Create content with generative AI. In this last scenario. the content leader turns to generative AI to create technical content and hires humans for quality control. This approach drastically reduces the content team’s budget without offloading work to other teams or users. However, if the content is used as part of an LLM-based solution, it could lead to eventual model collapse.

Tradeoffs are not unique to content teams, and in well-run environments, content leaders use blended techniques to mitigate the risks. However, outside stakeholders might be surprised by the results. It’s entirely possible they had not thought through the downstream implications to RAG corpuses. With training, AI can overcome some of these issues, but not all.

Never waste a good crisis

Whereas some teams might be discouraged by this situation, others will look at it as an opportunity. KPMG reports that 80% of C-suite and business leaders believe generative AI is important to maintaining a competitive advantage and gaining market share. The same study shows leaders are looking to improve their ROI (as opposed to simply experimenting with the technology). Savvy content leaders should use this as an opportunity to directly associate their teams’ work with business-critical initiatives.
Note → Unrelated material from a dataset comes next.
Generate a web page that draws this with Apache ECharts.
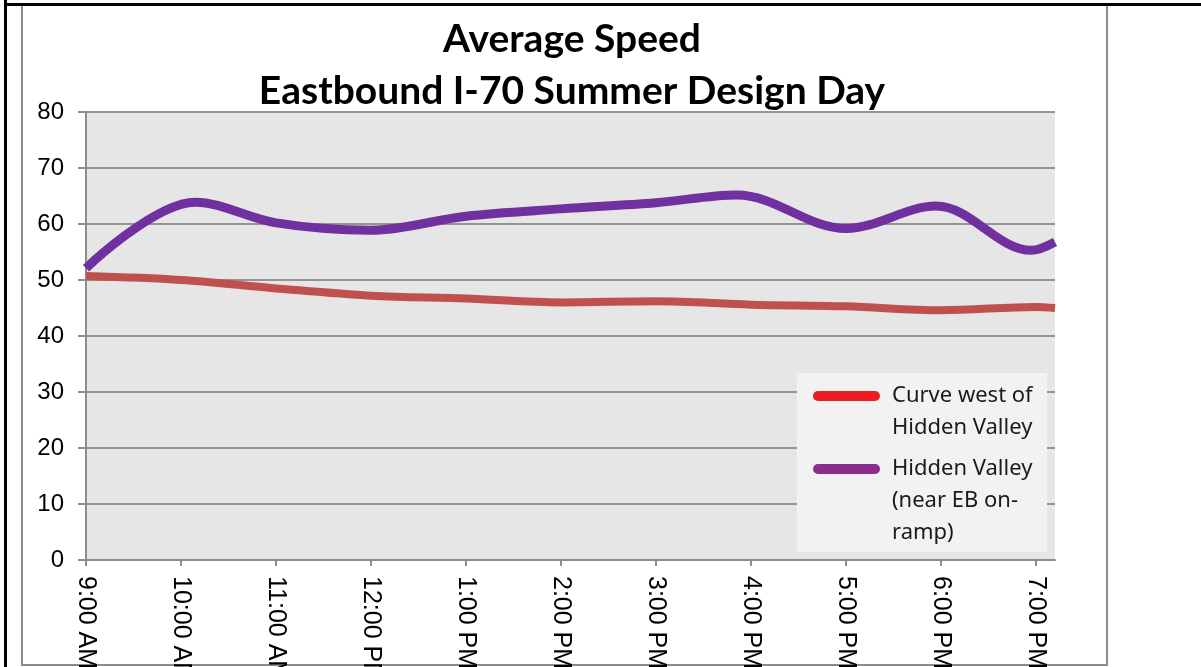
<!DOCTYPE html>
<html lang="en">
<head>
	<meta charset="UTF-8">
	<title>Average Speed</title>
	<style type="text/css">
		html, body { margin: 0; padding: 0; background: #fff; }
		#a { width: 1201px; height: 667px; }
	</style>
</head>
<body>
	<div id="a"></div>
	<script type="text/javascript" src="https://cdn.jsdelivr.net/npm/echarts@6/dist/echarts.min.js"></script>
	<script type="text/javascript">
		// hour labels, 0 = 9:00 AM
		var tickLabels = ['9:00 AM', '10:00 AM', '11:00 AM', '12:00 PM', '1:00 PM', '2:00 PM',
			'3:00 PM', '4:00 PM', '5:00 PM', '6:00 PM', '7:00 PM'];

		var redName = 'Curve west of\nHidden Valley';
		var purpleName = 'Hidden Valley\n(near EB on-\nramp)';

		// hours after 9:00 AM (10.2 is where the plot is cut off) / speed in mph
		var redHours = [0, 1, 2, 3, 4, 5, 6, 7, 8, 9, 10, 10.2];
		var redSpeed = [50.7, 50.0, 48.5, 47.2, 46.7, 46.0, 46.2, 45.6, 45.3, 44.6, 45.2, 45.0];

		// purple peaks/troughs sit a little off the hour marks
		var purpleHours = [0, 1.15, 2, 3, 4, 5, 6, 6.85, 8, 8.95, 9.95, 10.2];
		var purpleSpeed = [52.1, 63.9, 60.2, 58.9, 61.4, 62.7, 63.8, 65.2, 59.2, 63.2, 55.3, 56.8];

		function pairs(xs, ys) {
			var out = [];
			for (var i = 0; i < xs.length; i++) {
				out.push([xs[i], ys[i]]);
			}
			return out;
		}

		var hourTicks = [];
		for (var h = 0; h < tickLabels.length; h++) {
			hourTicks.push(h);
		}

		// blank lines on top so the icon sits next to the first line
		function legendText(name) {
			var n = name.split('\n').length;
			var pre = '';
			for (var k = 1; k < n; k++) pre += ' \n';
			return pre + name;
		}

		var capsule = 'path://M5,0 L62,0 A5,5 0 0 1 62,10 L5,10 A5,5 0 0 1 5,0 Z';
		var legendFont = {
			fontFamily: 'Noto Sans',
			fontSize: 22,
			lineHeight: 32,
			color: '#1a1a1a',
			padding: [0, 0, 0, 7]
		};

		var myChart = echarts.init(document.getElementById('a'));
		var option = {
			backgroundColor: '#fff',
			animation: false,
			title: {
				text: 'Average Speed\nEastbound I-70 Summer Design Day',
				left: 567,
				top: 8,
				textAlign: 'center',
				textStyle: {
					fontFamily: 'Lato',
					fontWeight: 'bold',
					fontSize: 39,
					lineHeight: 52,
					color: '#000'
				}
			},
			graphic: [
				{ type: 'rect', z: -10, shape: { x: 22, y: 5, width: 1085, height: 660 },
					style: { fill: 'none', stroke: '#8c8c8c', lineWidth: 2 } },
				{ type: 'rect', z: -9, shape: { x: 4, y: 0, width: 3, height: 667 }, style: { fill: '#000' } },
				{ type: 'rect', z: -9, shape: { x: 4, y: 3, width: 1197, height: 3 }, style: { fill: '#000' } },
				{ type: 'rect', z: 5, shape: { x: 797, y: 373, width: 250, height: 179 }, style: { fill: '#f2f2f2' } }
			],
			legend: [
				{
					orient: 'vertical', left: 813, top: 348, padding: 0,
					itemWidth: 67, itemHeight: 10, z: 10,
					data: [{ name: redName, icon: capsule, itemStyle: { color: '#ed1c24' } }],
					formatter: legendText,
					textStyle: legendFont
				},
				{
					orient: 'vertical', left: 813, top: 389, padding: 0,
					itemWidth: 67, itemHeight: 10, z: 10,
					data: [{ name: purpleName, icon: capsule, itemStyle: { color: '#8b2c8f' } }],
					formatter: legendText,
					textStyle: legendFont
				}
			],
			grid: {
				left: 86, right: 146, top: 112, bottom: 107,
				outerBoundsMode: 'none',
				show: true, backgroundColor: '#e6e6e6', borderWidth: 0
			},
			xAxis: {
				type: 'value',
				min: 0,
				max: 10.2,
				interval: 1,
				axisLine: { show: true, onZero: false, lineStyle: { color: '#8c8c8c', width: 2 } },
				axisTick: { show: true, length: 6, customValues: hourTicks, lineStyle: { color: '#8c8c8c', width: 2 } },
				splitLine: { show: false },
				axisLabel: {
					customValues: hourTicks,
					rotate: -90,
					margin: 16,
					fontFamily: 'Liberation Sans',
					fontSize: 25,
					color: '#000',
					formatter: function (v) { return tickLabels[Math.round(v)] || ''; }
				}
			},
			yAxis: {
				type: 'value',
				min: 0,
				max: 80,
				interval: 10,
				axisLine: { show: true, lineStyle: { color: '#8c8c8c', width: 2 } },
				axisTick: { show: true, length: 8, lineStyle: { color: '#8c8c8c', width: 2 } },
				splitLine: { lineStyle: { color: '#949494', width: 2 } },
				axisLabel: {
					margin: 22,
					fontFamily: 'Liberation Sans',
					fontSize: 24,
					color: '#000'
				}
			},
			series: [
				{
					name: redName,
					type: 'line',
					smooth: 0.35,
					smoothConstraint: false,
					showSymbol: false,
					color: '#c0504d',
					lineStyle: { color: '#c0504d', width: 8 },
					data: pairs(redHours, redSpeed)
				},
				{
					name: purpleName,
					type: 'line',
					smooth: 0.35,
					smoothConstraint: false,
					showSymbol: false,
					color: '#7030a0',
					lineStyle: { color: '#7030a0', width: 9 },
					data: pairs(purpleHours, purpleSpeed)
				}
			]
		};
		myChart.setOption(option);
	</script>
</body>
</html>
As content leaders look for these opportunities, they should specifically try to attach themselves to RAG-based projects. AI teams often improve the accuracy of off-the-shelf LLM solutions by cross-checking the answers against a corpus of organization-specific content and data (“the RAG”). These solutions then power conversational chatbots for use by customers and employees. Content teams are natural members of these projects since their work constitutes much of the RAG baseline.

As part of this process, development teams will probably scrutinize the content more deeply than they ever have before. RAG developers and test teams are likely to find outdated pages, inaccurate information, missing content, or conflicting information on different parts of the site. In addition to working with the appropriate stakeholders to fix these issues, content development teams should also use this opportunity to track their overall impact on the project and time spent supporting it.
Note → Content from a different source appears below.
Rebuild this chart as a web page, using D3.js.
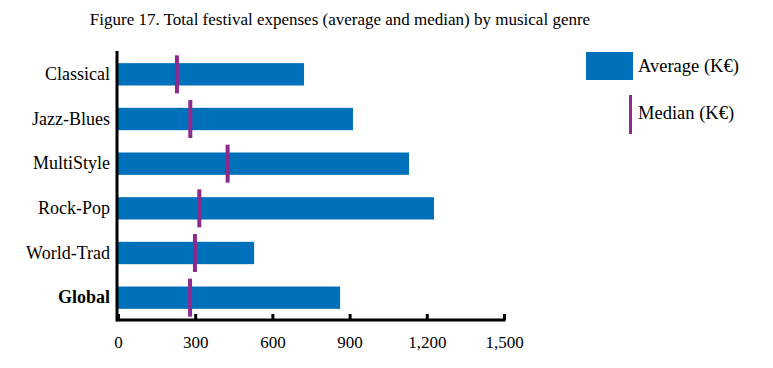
<!DOCTYPE html>
<html><head><meta charset="utf-8">
<script src="https://cdn.jsdelivr.net/npm/d3@7"></script>
<style>body{margin:0;background:#fff}svg{display:block}svg text{font-family:"Liberation Serif","DejaVu Serif",serif !important;fill:#000}</style>
</head><body><svg id="c" width="773" height="368"></svg>
<script>
const categories = ["Classical","Jazz-Blues","MultiStyle","Rock-Pop","World-Trad","Global"];
const averageValues = [723, 913, 1131, 1228, 529, 863];
const medianValues = [229, 281, 426, 316, 299, 280];
const tickValues = [0, 300, 600, 900, 1200, 1500];
const title = "Figure 17. Total festival expenses (average and median) by musical genre";
const legendLabels = ["Average (K€)", "Median (K€)"];

const barColor = "#0070BA", medColor = "#8E2A8E";
const SERIF = '"Liberation Serif", serif';
const svg = d3.select("#c");
const x = d3.scaleLinear().domain([0,1500]).range([118,504]);
const y = d3.scaleBand().domain(categories).range([52,320]).paddingInner(0.5).paddingOuter(0.25);

svg.append("text").attr("x",340).attr("y",25).attr("text-anchor","middle").style("font-family",SERIF).style("font-size","17px").text(title);

svg.selectAll("rect.bar").data(categories).enter().append("rect")
  .attr("x",x(0)).attr("y",d=>y(d)).attr("height",y.bandwidth())
  .attr("width",(d,i)=>x(averageValues[i])-x(0)).attr("fill",barColor);

svg.selectAll("rect.med").data(categories).enter().append("rect")
  .attr("x",(d,i)=>x(medianValues[i])-2).attr("width",4)
  .attr("y",d=>y(d)+y.bandwidth()/2-19).attr("height",38).attr("fill",medColor);

// axes
const gx = svg.append("g").attr("transform","translate(0,320)")
  .call(d3.axisBottom(x).tickValues(tickValues).tickSize(-6).tickFormat(d3.format(",")));
gx.attr("font-family",null);
gx.select(".domain").remove();
gx.selectAll(".tick line").attr("stroke","#000").attr("stroke-width",3);
gx.selectAll(".tick text").attr("y",16).style("font-size","17px").style("font-family",SERIF);
svg.append("line").attr("x1",116.5).attr("x2",505.5).attr("y1",320).attr("y2",320).attr("stroke","#000").attr("stroke-width",3);

const gy = svg.append("g").attr("transform","translate(118,0)")
  .call(d3.axisLeft(y).tickSize(0).tickPadding(8));
gy.attr("font-family",null);
gy.select(".domain").remove();
gy.selectAll(".tick text").style("font-size","18px").style("font-family",SERIF)
  .style("font-weight",d=>d==="Global"?"bold":"normal");
svg.append("line").attr("x1",117).attr("x2",117).attr("y1",51).attr("y2",321.5).attr("stroke","#000").attr("stroke-width",3);

// legend
svg.append("rect").attr("x",586).attr("y",52).attr("width",47).attr("height",28).attr("fill",barColor);
svg.append("text").attr("x",638).attr("y",72).style("font-family",SERIF).style("font-size","18.5px").text(legendLabels[0]);
svg.append("rect").attr("x",629).attr("y",95).attr("width",3).attr("height",39).attr("fill",medColor);
svg.append("text").attr("x",638).attr("y",119).style("font-family",SERIF).style("font-size","18.5px").text(legendLabels[1]);
</script></body></html>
Communicate the value of content

As previously noted, the effort to improve the underlying content in the RAG might surprise those who are funding the project. The following metrics can help content leaders assess the impact of their teams’ efforts and potentially secure ongoing funding to maintain the quality of the generative AI results.
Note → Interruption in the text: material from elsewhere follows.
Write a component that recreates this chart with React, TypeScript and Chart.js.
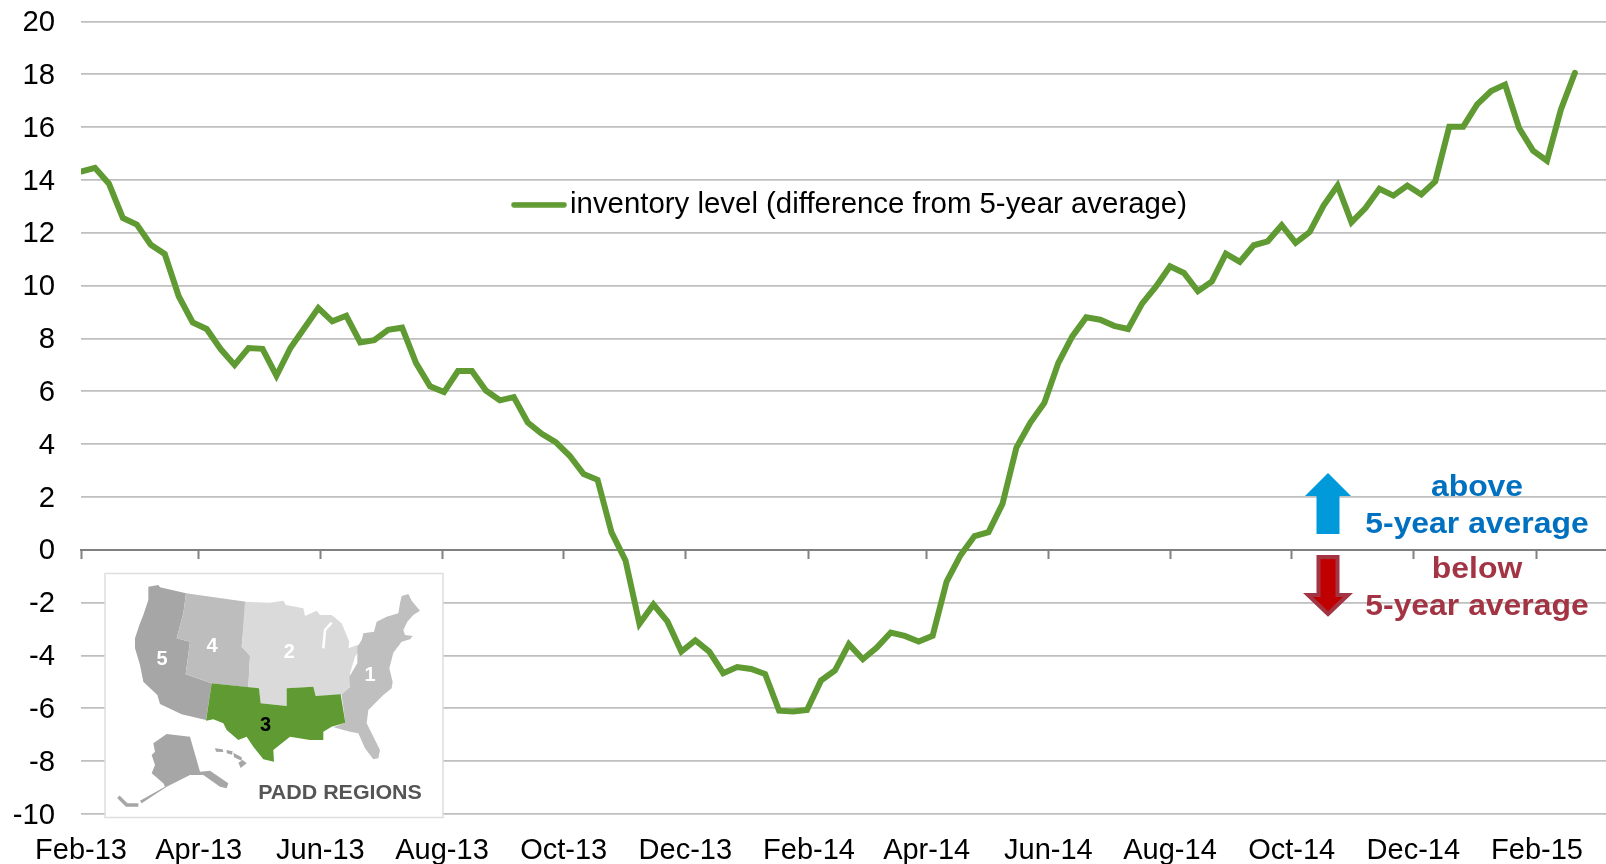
import React, { useEffect, useRef } from "react";
import { Chart, registerables } from "chart.js";

Chart.register(...registerables);

const seriesLabel = "inventory level (difference from 5-year average)";
// Weekly inventory level, difference from the 5-year average
const inventoryLevel = [
  14.32, 14.46, 13.86, 12.56, 12.31, 11.55, 11.2, 9.6, 8.61, 8.36, 7.6, 7.0, 7.64, 7.61, 6.59, 7.64, 8.4, 9.15, 8.65,
  8.86, 7.85, 7.94, 8.33, 8.41, 7.07, 6.19, 5.97, 6.77, 6.77, 6.03, 5.66, 5.78, 4.82, 4.39, 4.08, 3.56, 2.87, 2.65,
  0.66, -0.4, -2.8, -2.07, -2.71, -3.85, -3.43, -3.85, -4.67, -4.44, -4.51, -4.7, -6.09, -6.12, -6.06, -4.95, -4.57,
  -3.57, -4.14, -3.7, -3.13, -3.26, -3.47, -3.25, -1.2, -0.2, 0.52, 0.67, 1.74, 3.87, 4.82, 5.56, 7.07, 8.08, 8.8,
  8.71, 8.48, 8.36, 9.32, 9.97, 10.73, 10.48, 9.79, 10.16, 11.21, 10.9, 11.53, 11.68, 12.29, 11.62, 12.03, 13.03,
  13.79, 12.4, 12.94, 13.67, 13.41, 13.79, 13.45, 13.95, 16.02, 16.02, 16.86, 17.37, 17.61, 15.97, 15.11, 14.73,
  16.67, 18.06,
];
const monthLabels = [
  "Feb-13", "Apr-13", "Jun-13", "Aug-13", "Oct-13", "Dec-13", "Feb-14", "Apr-14", "Jun-14", "Aug-14", "Oct-14",
  "Dec-14", "Feb-15",
];
// Days since 1 Feb 2013 of each month label
const monthDays = [0, 59, 120, 181, 242, 303, 365, 424, 485, 546, 607, 668, 730];
const DAYS_PER_WEEK = 7;
const X_MAX_DAYS = 764.6;

// Inset map outlines, in 3x inset coordinates
type Pt = [number, number];
const padd5: Pt[] = [[445,140],[475,135],[480,142],[558,160],[550,220],[530,295],[570,305],[557,403],[635,430],[618,540],[545,523],[480,492],[472,465],[430,425],[420,375],[405,325],[405,295],[418,255],[430,225],[445,180]];
const padd4: Pt[] = [[558,160],[738,185],[725,320],[750,347],[745,442],[635,430],[557,403],[570,305],[530,295],[550,220]];
const padd2: Pt[] = [[735,185],[810,188],[850,182],[858,195],[910,205],[915,228],[950,212],[960,225],[995,225],[1025,250],[1048,305],[1045,325],[1072,315],[1085,320],[1065,350],[1050,400],[1055,430],[1030,465],[947,468],[940,440],[860,445],[860,498],[782,490],[777,445],[745,442],[750,347],[725,320]];
const padd1: Pt[] = [[1200,190],[1205,168],[1225,162],[1235,182],[1260,212],[1240,225],[1222,245],[1210,270],[1215,285],[1238,288],[1230,298],[1205,305],[1180,338],[1168,385],[1178,425],[1175,445],[1150,465],[1105,510],[1100,550],[1140,630],[1135,655],[1120,658],[1095,625],[1075,580],[1050,575],[1000,562],[1036,548],[1025,465],[1050,440],[1048,410],[1072,370],[1072,320],[1085,300],[1090,280],[1122,275],[1130,245],[1160,230],[1195,220]];
const padd3: Pt[] = [[635,430],[777,445],[782,490],[860,498],[860,445],[940,440],[947,468],[1022,463],[1036,548],[995,560],[970,575],[970,600],[930,600],[870,590],[820,630],[822,665],[790,658],[760,620],[740,590],[715,600],[680,570],[670,550],[640,538],[618,542]];
const alaska: Pt[] = [[460,610],[500,582],[570,590],[600,695],[630,692],[685,730],[680,745],[660,740],[610,705],[570,705],[500,740],[425,790],[420,782],[495,740],[490,730],[455,700],[465,675],[455,645],[465,635]];
const aleutians: Pt[] = [[355,770],[380,795],[415,795]];
const hawaii: Pt[][] = [
  [[645,625],[668,628],[670,636],[648,635]],
  [[680,630],[698,634],[696,644],[680,640]],
  [[700,638],[725,652],[725,662],[702,652]],
  [[715,668],[728,660],[740,670],[722,684]],
];
const lakeMichigan: Pt[] = [[995,248],[975,270],[970,325]];
const regionNumbers: [string, number, number, string][] = [
  ["5", 486, 357, "#ffffff"],
  ["4", 636, 320, "#ffffff"],
  ["2", 868, 337, "#ffffff"],
  ["1", 1110, 407, "#ffffff"],
  ["3", 797, 556, "#000000"],
];

const FONT = '"Liberation Sans", Arial, sans-serif';
const GREEN = "#5f9a32";

function poly(ctx: CanvasRenderingContext2D, pts: Pt[]) {
  ctx.beginPath();
  pts.forEach(([x, y], i) => {
    const px = x / 3;
    const py = 540 + y / 3;
    if (i === 0) ctx.moveTo(px, py);
    else ctx.lineTo(px, py);
  });
}

function stretchedText(ctx: CanvasRenderingContext2D, text: string, cx: number, base: number, sx: number) {
  ctx.save();
  ctx.translate(cx, base);
  ctx.scale(sx, 1);
  ctx.textAlign = "center";
  ctx.textBaseline = "alphabetic";
  ctx.fillText(text, 0, 0);
  ctx.restore();
}

function legendLineImage() {
  const c = document.createElement("canvas");
  c.width = 56;
  c.height = 6;
  const g = c.getContext("2d")!;
  g.strokeStyle = GREEN;
  g.lineWidth = 5.5;
  g.lineCap = "round";
  g.beginPath();
  g.moveTo(3, 3);
  g.lineTo(53, 3);
  g.stroke();
  return c;
}

const decorations = {
  id: "decorations",
  afterLayout(chart: any) {
    const legend = chart.legend;
    legend.left = 510;
    legend.right = 1300;
    legend.top = 177.35;
    legend.bottom = 240;
  },
  afterDraw(chart: any) {
    const ctx: CanvasRenderingContext2D = chart.ctx;
    ctx.save();
    // inset
    ctx.fillStyle = "#ffffff";
    ctx.strokeStyle = "#dedede";
    ctx.lineWidth = 1.5;
    ctx.fillRect(105, 573.5, 338, 244);
    ctx.strokeRect(105, 573.5, 338, 244);
    const fills: [Pt[], string][] = [
      [padd5, "#a6a6a6"],
      [padd4, "#bdbdbd"],
      [padd2, "#dadada"],
      [padd1, "#bfbfbf"],
      [padd3, GREEN],
      [alaska, "#a6a6a6"],
      ...hawaii.map((h): [Pt[], string] => [h, "#a6a6a6"]),
    ];
    fills.forEach(([pts, col]) => {
      poly(ctx, pts);
      ctx.closePath();
      ctx.fillStyle = col;
      ctx.fill();
    });
    poly(ctx, aleutians);
    ctx.strokeStyle = "#a6a6a6";
    ctx.lineWidth = 3.5;
    ctx.stroke();
    poly(ctx, lakeMichigan);
    ctx.strokeStyle = "#ffffff";
    ctx.lineWidth = 2.5;
    ctx.stroke();
    ctx.font = `bold 20px ${FONT}`;
    ctx.textBaseline = "middle";
    ctx.textAlign = "center";
    regionNumbers.forEach(([t, x, y, c]) => {
      ctx.fillStyle = c;
      ctx.fillText(t, x / 3, 540 + y / 3);
    });
    ctx.font = `bold 20px ${FONT}`;
    ctx.fillStyle = "#555555";
    stretchedText(ctx, "PADD REGIONS", 340, 799, 1.07);

    // arrows
    const cx = 1328;
    ctx.fillStyle = "#0099d9";
    ctx.beginPath();
    ctx.moveTo(cx, 473);
    ctx.lineTo(cx + 23, 496);
    ctx.lineTo(cx + 11.5, 496);
    ctx.lineTo(cx + 11.5, 534);
    ctx.lineTo(cx - 11.5, 534);
    ctx.lineTo(cx - 11.5, 496);
    ctx.lineTo(cx - 23, 496);
    ctx.closePath();
    ctx.fill();

    ctx.beginPath();
    ctx.moveTo(cx, 614);
    ctx.lineTo(cx + 20, 595);
    ctx.lineTo(cx + 9.5, 595);
    ctx.lineTo(cx + 9.5, 557);
    ctx.lineTo(cx - 9.5, 557);
    ctx.lineTo(cx - 9.5, 595);
    ctx.lineTo(cx - 20, 595);
    ctx.closePath();
    ctx.fillStyle = "#c00000";
    ctx.fill();
    ctx.strokeStyle = "#a33444";
    ctx.lineWidth = 4;
    ctx.stroke();

    // annotations
    ctx.font = `bold 29px ${FONT}`;
    ctx.fillStyle = "#0070c0";
    stretchedText(ctx, "above", 1477, 496, 1.1);
    stretchedText(ctx, "5-year average", 1477, 533, 1.1);
    ctx.fillStyle = "#a33444";
    stretchedText(ctx, "below", 1477, 578, 1.1);
    stretchedText(ctx, "5-year average", 1477, 615, 1.1);
    ctx.restore();
  },
};

export default function App() {
  const ref = useRef<HTMLCanvasElement>(null);
  useEffect(() => {
    const monthTicks = (scale: any) => {
      scale.ticks = monthDays.map((value) => ({ value }));
    };
    const chart = new Chart(ref.current!, {
      type: "line",
      data: {
        datasets: [
          {
            label: seriesLabel,
            data: inventoryLevel.map((y, i) => ({ x: i * DAYS_PER_WEEK, y })),
            borderColor: GREEN,
            backgroundColor: GREEN,
            borderWidth: 6,
            borderCapStyle: "round",
            borderJoinStyle: "miter",
            pointRadius: 0,
            tension: 0,
          },
        ],
      },
      options: {
        animation: false,
        responsive: false,
        devicePixelRatio: 1,
        events: [],
        layout: { padding: { top: 21.5, left: 0, right: 0, bottom: 0 } },
        plugins: {
          tooltip: { enabled: false },
          legend: {
            display: true,
            position: "chartArea",
            fullSize: false,
            align: "start",
            labels: {
              usePointStyle: true,
              pointStyle: legendLineImage(),
              pointStyleWidth: 32.7,
              boxHeight: 10,
              padding: 12.65,
              color: "#000000",
              font: { family: FONT, size: 29.4 },
            },
          },
        },
        scales: {
          x: {
            type: "linear",
            min: 0,
            max: X_MAX_DAYS,
            position: "bottom",
            afterBuildTicks: monthTicks,
            afterFit: (s: any) => {
              s.height = 50;
            },
            border: { display: false },
            grid: { display: false },
            ticks: {
              autoSkip: false,
              maxRotation: 0,
              padding: 12,
              color: "#000000",
              font: { family: FONT, size: 29 },
              callback: (v: any) => monthLabels[monthDays.indexOf(v)],
            },
          },
          x2: {
            type: "linear",
            axis: "x",
            min: 0,
            max: X_MAX_DAYS,
            position: { y: 0 },
            afterBuildTicks: monthTicks,
            afterFit: (s: any) => {
              s.height = 0;
            },
            border: { display: true, color: "#808080", width: 2 },
            grid: { drawOnChartArea: false, drawTicks: true, tickLength: 8, tickColor: "#808080", tickWidth: 2 },
            ticks: { display: false },
          },
          y: {
            type: "linear",
            min: -10,
            max: 20,
            position: "left",
            afterFit: (s: any) => {
              s.width = 81;
              s.paddingTop = 0;
            },
            border: { display: false },
            grid: {
              drawTicks: false,
              lineWidth: 1.8,
              color: "#bfbfbf",
            },
            ticks: {
              stepSize: 2,
              padding: 26,
              labelOffset: 1.5,
              color: "#000000",
              font: { family: FONT, size: 29.3 },
            },
          },
        },
      },
      plugins: [decorations],
    } as any);
    return () => chart.destroy();
  }, []);
  return (
    <canvas
      ref={ref}
      width={1606}
      height={864}
      style={{ position: "fixed", left: 0, top: 0, display: "block" }}
    />
  );
}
Employee efficiency metrics: A simple employee survey might be the easiest and most effective way to track employee efficiency. Consider asking employees how much time they spend looking for content (both before and after implementing the chatbot) and how much time they spend creating content. (The latter number might seem unintuitive, but employees often recreate existing information if they cannot find it.)

Customer satisfaction metrics: Whereas correlation does not equal causation, it's worthwhile to compare generative AI chatbot results with customer satisfaction metrics. The two clearly have the potential to impact each other, so it's worth monitoring. Good metrics to track include chatbot usage vs. site visits vs. customer satisfaction (to understand overall chatbot usage and its impact on customer satisfaction) and questions answered vs. source content (to understand how much any given team is contributing to chatbot results).

Conclusion

The technology behind LLMs, RAGs, and generative AI is changing quickly, and many content professionals fear these changes will make them redundant. For those who have worked in underfunded departments, it’s an easy conclusion to draw. I would suggest, however, that content professionals will remain relevant for the foreseeable future.

In corporate environments, LLMs, RAGs, and generative AI have the potential to radically improve employee efficiency and customer satisfaction. Users will be able to easily access the information they need and engage in helpful conversations that help them understand it. But these solutions aren’t just built on technology. They also require a solid foundation of useful content, created and managed in large part by content professionals.